Most of gold's outflows are likely now done, but the precious metal will remain sensitive to any new macro data, especially employment and inflation, any new Fed speak, the U.S. dollar price performance, and the U.S. Treasury yields, Shiels said.

"Gold's floor remains nearby as gold-specific outflows are largely behind us. Remain vigilant/neutral as prices are now more sensitive to how U.S. data unfolds in the lead-up to Jackson Hole, Fed speak, and where real yields and the USD trend to," Shiels pointed out.

After the Fed's announcement last week, gold has started playing defense. There are now many obstacles putting pressure on the recovery, including prospects of higher U.S. dollar, better-than-expected data, higher real yields, commodity rollover, and shifting equity flows, she added.

"Strong U.S. data will likely now trigger price sell-offs vs. pushing the inflation trade. If rates remain pinned & low and lackluster data supports a put Fed, the continued convergence of risk-on and stimulus drives outperformance in other higher beta sectors (gold does well but doesn't outperform)," Shiels wrote.

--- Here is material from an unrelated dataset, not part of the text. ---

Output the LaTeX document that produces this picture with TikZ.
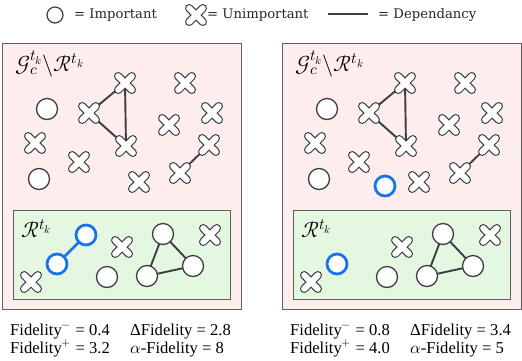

However, playing in gold's favor is the fact that gold has already lost more than 7% since last week's peak, which means that the technical positioning is looking better.

"Gold is not nearly as overweight/heavy as previous price peaks and taper tantrum episodes (2011, 2013), and especially relative to the amount of liquidity/money sloshing around," Shiels noted. "In addition, there's $200bn invested in Gold (known ETF + COT length), which is only ~0.53% of equity portfolios (on AUM basis), or half to 1/3rd as much as levels seen in 2011 and 2013."

Other positive gold drivers include de-dollarization policies of many central banks around the world, which could put some pressure on the U.S. dollar, improving Asian gold demand, and growth recovery in Europe, Shiels said.

One thing to keep in mind with the Fed's tapering talk going forward is how the central bank's approach might change once further stimulus dries out or fails to pass.

"While the narrative now is that the Fed will commit to tapering soon, and won't be behind the inflation curve, that becomes a lot trickier down the line, if /when any further fiscal stimulus (i.e.: the infrastructure bill) doesn't pass. There is every incentive for Democrats (given conventional wisdom & history pointing to losses for newly elected presidents) to maintain 2021 economic outperformance into the midterms in 2022. On the flip side, any Fed taper in the face of a fiscal drawdown could trigger a similar taper tantrum in 2013," Shiels specified.